Auch wenn der Verwaltungsgerichtshof unter Hinweis auf die Mitwirkungspflicht der Parteien im Verfahren nach dem AVG bei der Ermittlung des maßgebenden Sachverhaltes ausgesprochen hat, dass die belangte Behörde ohne konkrete nähere Angaben des Berufungswerbers nicht gehalten sei, das Ergebnis der fachlich kompetenten Überprüfung vor Ort in Zweifel zu ziehen, enthebt dies die belangte Behörde nicht der Verpflichtung, auf begründete Fragen und Einwände im Verfahren einzugehen. Die Behörde muss nach der hg Rechtsprechung zwar nicht auf Grund bloßer Vermutungen ohne weitere konkrete Anhaltspunkte, in welcher Hinsicht die Beurteilung im Rahmen der Vor-Ort-Kontrolle unzutreffend wäre, eine neuerliche Überprüfung durchführen (vgl , auf welches bereits die belangte Behörde verwiesen hat, oder ). Werden jedoch im Verfahren Fragen nach der Schlüssigkeit der Ableitungen der Behörde aufgeworfen, hat die belangte Behörde darauf im Rahmen der Begründung des Bescheides so weit einzugehen, dass eine Überprüfung der Schlussfolgerungen auf ihre Rechtmäßigkeit möglich ist.
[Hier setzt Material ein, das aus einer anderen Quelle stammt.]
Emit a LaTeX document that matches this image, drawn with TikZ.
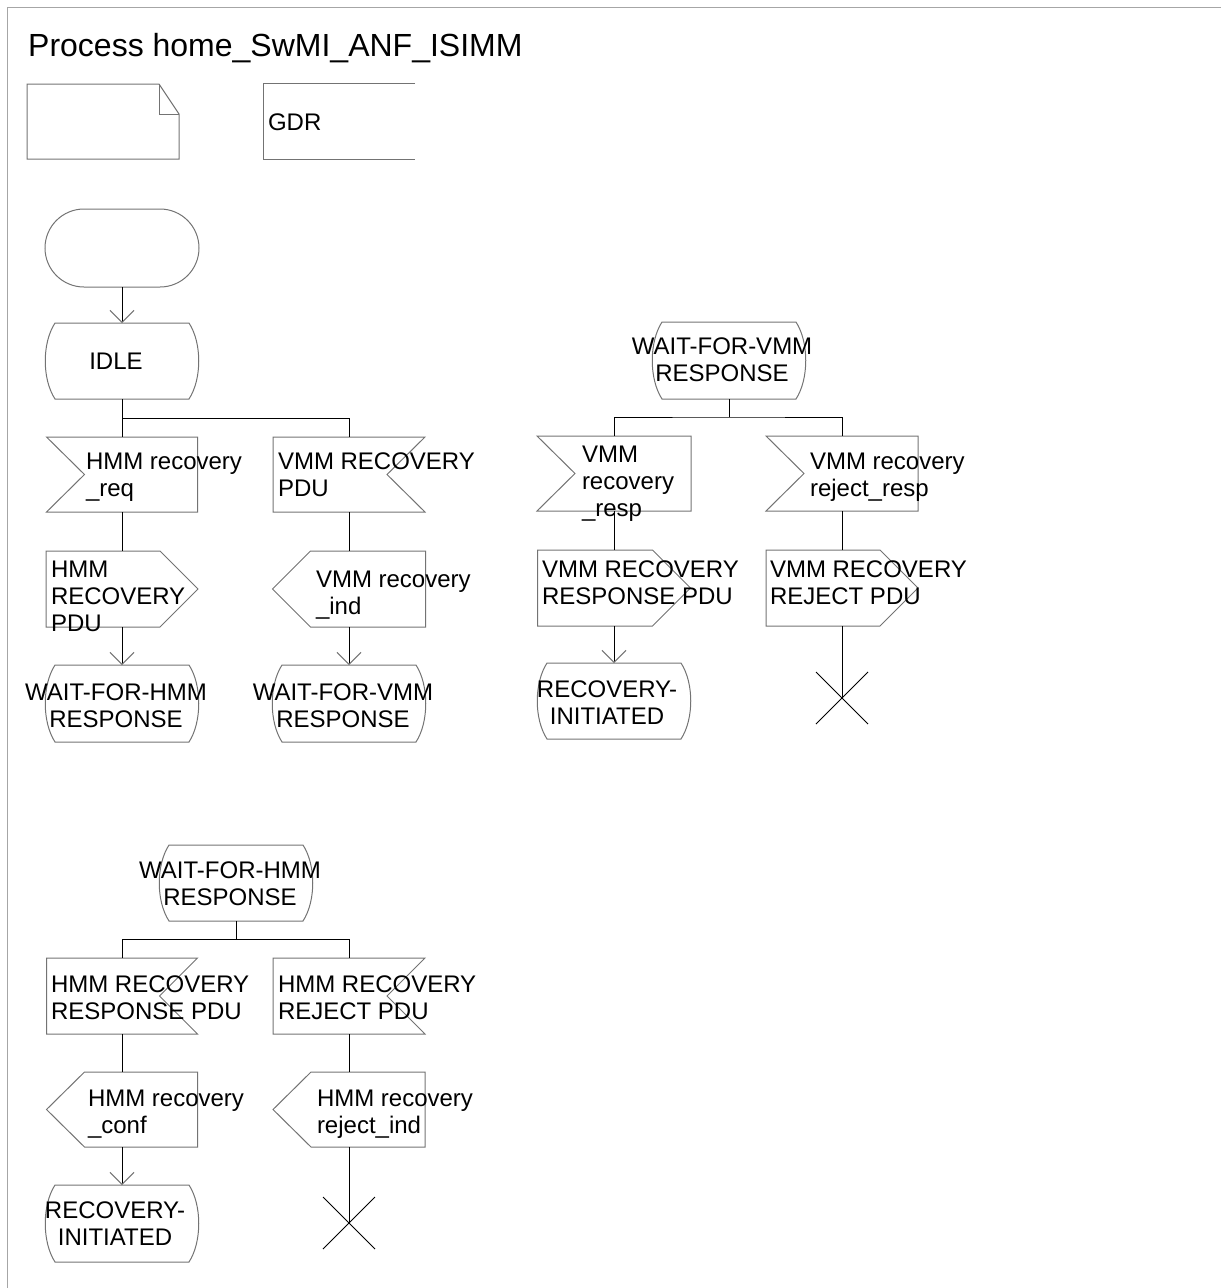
\documentclass[tikz,border=0pt]{standalone}
\usepackage{fontspec}
\setmainfont{Liberation Sans}
\usetikzlibrary{calc,arrows.meta,shapes.misc}
\newcommand\sdlL{\rule[-5.5pt]{0pt}{21.5pt}}
\newcommand\sdlInL[1]{\draw[outl] (#1.north west) -- (#1.north east) -- (#1.south east) -- (#1.south west) -- ($(#1.west)+(38,0)$) -- cycle;}
\newcommand\sdlInR[1]{\draw[outl] (#1.north west) -- (#1.north east) -- ($(#1.east)+(-38,0)$) -- (#1.south east) -- (#1.south west) -- cycle;}
\newcommand\sdlOutR[1]{\draw[outl] (#1.north west) -- ($(#1.north east)+(-38,0)$) -- (#1.east) -- ($(#1.south east)+(-38,0)$) -- (#1.south west) -- cycle;}
\newcommand\sdlOutL[1]{\draw[outl] (#1.west) -- ($(#1.north west)+(38,0)$) -- (#1.north east) -- (#1.south east) -- ($(#1.south west)+(38,0)$) -- cycle;}
\newcommand\sdlState[1]{\draw[outl] ($(#1.north west)+(10,0)$) -- ($(#1.north east)+(-10,0)$) .. controls ($(#1.north east)+(3,20)$) and ($(#1.south east)+(3,-20)$) .. ($(#1.south east)+(-10,0)$) -- ($(#1.south west)+(10,0)$) .. controls ($(#1.south west)+(-3,-20)$) and ($(#1.north west)+(-3,20)$) .. ($(#1.north west)+(10,0)$) -- cycle;}
\newcommand\sdlStop[1]{\draw[conn] (#1.north west) -- (#1.south east) (#1.north east) -- (#1.south west);}
\begin{document}
\begin{tikzpicture}[x=1pt,y=-1pt,
  outl/.style={draw=black!55, line width=1pt},
  conn/.style={draw=black, line width=1pt},
  arr/.style={conn, -{Straight Barb[length=12pt,width=24pt,color=black!55]}},
  box/.style={inner sep=0pt, outer sep=0pt},
  txt/.style={inner sep=0pt, outer sep=0pt, yshift=-2pt, font=\fontsize{24}{27}\selectfont},
  ltxt/.style={txt, anchor=west, align=left},
  ctxt/.style={txt, align=center}]
\useasboundingbox (0,0) rectangle (1221,1288);
\draw[draw=black!35, line width=1pt] (7,1288) -- (7,7) -- (1221,7);

\node[inner sep=0pt, anchor=base west, font=\fontsize{32}{36}\selectfont] (title) at (28,56) {Process home\_SwMI\_ANF\_ISIMM};

% text symbol and GDR
\node[box, minimum width=152pt, minimum height=75pt] (doc) at (103,121.5) {};
\draw[outl] (doc.north west) -- ($(doc.north east)+(-20,0)$) -- ($(doc.north east)+(0,30)$) -- (doc.south east) -- (doc.south west) -- cycle;
\draw[outl] ($(doc.north east)+(-20,0)$) -- ($(doc.north east)+(-20,30)$) -- ($(doc.north east)+(0,30)$);
\node[box, minimum width=152pt, minimum height=76pt] (gdr) at (339,121) {};
\draw[outl] (gdr.north east) -- (gdr.north west) -- (gdr.south west) -- (gdr.south east);
\node[ltxt] (gdrt) at (268,123) {\sdlL GDR};

% left group
\node[box, rounded rectangle, draw=black!55, line width=1pt, minimum width=154pt, minimum height=78pt] (start) at (122,248) {};
\node[box, minimum width=154pt, minimum height=76pt] (idle) at (122,361) {}; \sdlState{idle}
\node[ctxt] (idlet) at (116,362) {\sdlL IDLE};
\node[box, minimum width=151pt, minimum height=75pt] (in1) at (122,474.5) {}; \sdlInL{in1}
\node[ltxt] (in1t) at (86,475) {\sdlL HMM recovery\\\sdlL\_req};
\node[box, minimum width=152pt, minimum height=75pt] (in2) at (349,474.5) {}; \sdlInR{in2}
\node[ltxt] (in2t) at (278,475) {\sdlL VMM RECOVERY\\\sdlL PDU};
\node[box, minimum width=152pt, minimum height=76pt] (out1) at (122,589) {}; \sdlOutR{out1}
\node[ltxt] (out1t) at (51,597) {\sdlL HMM\\\sdlL RECOVERY\\\sdlL PDU};
\node[box, minimum width=153pt, minimum height=76pt] (out2) at (349,589) {}; \sdlOutL{out2}
\node[ltxt] (out2t) at (316,593) {\sdlL VMM recovery\\\sdlL\_ind};
\node[box, minimum width=154pt, minimum height=77pt] (wfh1) at (122,703.5) {}; \sdlState{wfh1}
\node[ctxt] (wfh1t) at (116,706) {\sdlL WAIT-FOR-HMM\\\sdlL RESPONSE};
\node[box, minimum width=154pt, minimum height=77pt] (wfv1) at (349,703.5) {}; \sdlState{wfv1}
\node[ctxt] (wfv1t) at (343,706) {\sdlL WAIT-FOR-VMM\\\sdlL RESPONSE};

\draw[arr] (start.south) -- (idle.north);
\draw[conn] (idle.south) -- (in1.north);
\draw[conn] (idle.south) ++(0,19) -| (in2.north);
\draw[conn] (in1.south) -- (out1.north);
\draw[arr] (out1.south) -- (wfh1.north);
\draw[conn] (in2.south) -- (out2.north);
\draw[arr] (out2.south) -- (wfv1.north);

% right group
\node[box, minimum width=154pt, minimum height=77pt] (wfv2) at (729,360.5) {}; \sdlState{wfv2}
\node[ctxt] (wfv2t) at (722,360) {\sdlL WAIT-FOR-VMM\\\sdlL RESPONSE};
\node[box, minimum width=154pt, minimum height=75pt] (in3) at (614,473.5) {}; \sdlInL{in3}
\node[ltxt] (in3t) at (582,482) {\sdlL VMM\\\sdlL recovery\\\sdlL\_resp};
\node[box, minimum width=152pt, minimum height=75pt] (in4) at (842,473.5) {}; \sdlInL{in4}
\node[ltxt] (in4t) at (810,475) {\sdlL VMM recovery\\\sdlL reject\_resp};
\node[box, minimum width=153pt, minimum height=76pt] (out3) at (614,588) {}; \sdlOutR{out3}
\node[ltxt] (out3t) at (542,583) {\sdlL VMM RECOVERY\\\sdlL RESPONSE PDU};
\node[box, minimum width=152pt, minimum height=76pt] (out4) at (842,588) {}; \sdlOutR{out4}
\node[ltxt] (out4t) at (770,583) {\sdlL VMM RECOVERY\\\sdlL REJECT PDU};
\node[box, minimum width=154pt, minimum height=76pt] (ri1) at (614,701) {}; \sdlState{ri1}
\node[ctxt] (ri1t) at (607,703) {\sdlL RECOVERY-\\\sdlL INITIATED};
\node[box, minimum width=52pt, minimum height=52pt] (stop1) at (842,698) {}; \sdlStop{stop1}

\draw[conn] (wfv2.south) -- ++(0,18) coordinate (bus2);
\draw[conn] (in3.north) |- (bus2) -| (in4.north);
\draw[conn] (in3.south) -- (out3.north);
\draw[arr] (out3.south) -- (ri1.north);
\draw[conn] (in4.south) -- (out4.north);
\draw[conn] (out4.south) -- (stop1.center);

% bottom group
\node[box, minimum width=154pt, minimum height=76pt] (wfh2) at (236,883) {}; \sdlState{wfh2}
\node[ctxt] (wfh2t) at (230,884) {\sdlL WAIT-FOR-HMM\\\sdlL RESPONSE};
\node[box, minimum width=151pt, minimum height=76pt] (in5) at (122,996) {}; \sdlInR{in5}
\node[ltxt] (in5t) at (51,998) {\sdlL HMM RECOVERY\\\sdlL RESPONSE PDU};
\node[box, minimum width=152pt, minimum height=76pt] (in6) at (349,996) {}; \sdlInR{in6}
\node[ltxt] (in6t) at (278,998) {\sdlL HMM RECOVERY\\\sdlL REJECT PDU};
\node[box, minimum width=151pt, minimum height=75pt] (out5) at (122,1109.5) {}; \sdlOutL{out5}
\node[ltxt] (out5t) at (88,1112) {\sdlL HMM recovery\\\sdlL\_conf};
\node[box, minimum width=152pt, minimum height=75pt] (out6) at (349,1109.5) {}; \sdlOutL{out6}
\node[ltxt] (out6t) at (317,1112) {\sdlL HMM recovery\\\sdlL reject\_ind};
\node[box, minimum width=154pt, minimum height=77pt] (ri2) at (122,1223.5) {}; \sdlState{ri2}
\node[ctxt] (ri2t) at (115,1224) {\sdlL RECOVERY-\\\sdlL INITIATED};
\node[box, minimum width=52pt, minimum height=52pt] (stop2) at (349,1223) {}; \sdlStop{stop2}

\draw[conn] (wfh2.south) -- ++(0,18) coordinate (bus3);
\draw[conn] (in5.north) |- (bus3) -| (in6.north);
\draw[conn] (in5.south) -- (out5.north);
\draw[arr] (out5.south) -- (ri2.north);
\draw[conn] (in6.south) -- (out6.north);
\draw[conn] (out6.south) -- (stop2.center);
\end{tikzpicture}
\end{document}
Ein Gegenvorbringen einer Partei ist auch im Lichte der genannten Rechtsprechung nicht zu erstatten, soweit der maßgebende Sachverhalt der Partei nur unvollständig zur Kenntnis gebracht bzw ohne nähere Begründung nur nicht nachvollziehbare Annahmen mitgeteilt werden.
10 Der aufgezeigte Verfahrensmangel ist auch wesentlich, da die belangte Behörde bei seiner Vermeidung zu einem anderen Bescheid hätte kommen können.
11 Der angefochtene Bescheid war daher gemäß § 42 Abs 2 Z 3 VwGG wegen Rechtswidrigkeit infolge Verletzung von Verfahrensvorschriften aufzuheben.
12 Die Kostenentscheidung gründet sich auf die §§ 47 ff VwGG aF in Verbindung mit der gemäß § 3 Z 1 VwGH-Aufwandersatzverordnung 2014, BGBl II Nr 518/2013 in der Fassung BGBl II Nr 8/2014, noch anzuwendenden VwGH-Aufwandersatzverordnung 2008, BGBl II Nr 455.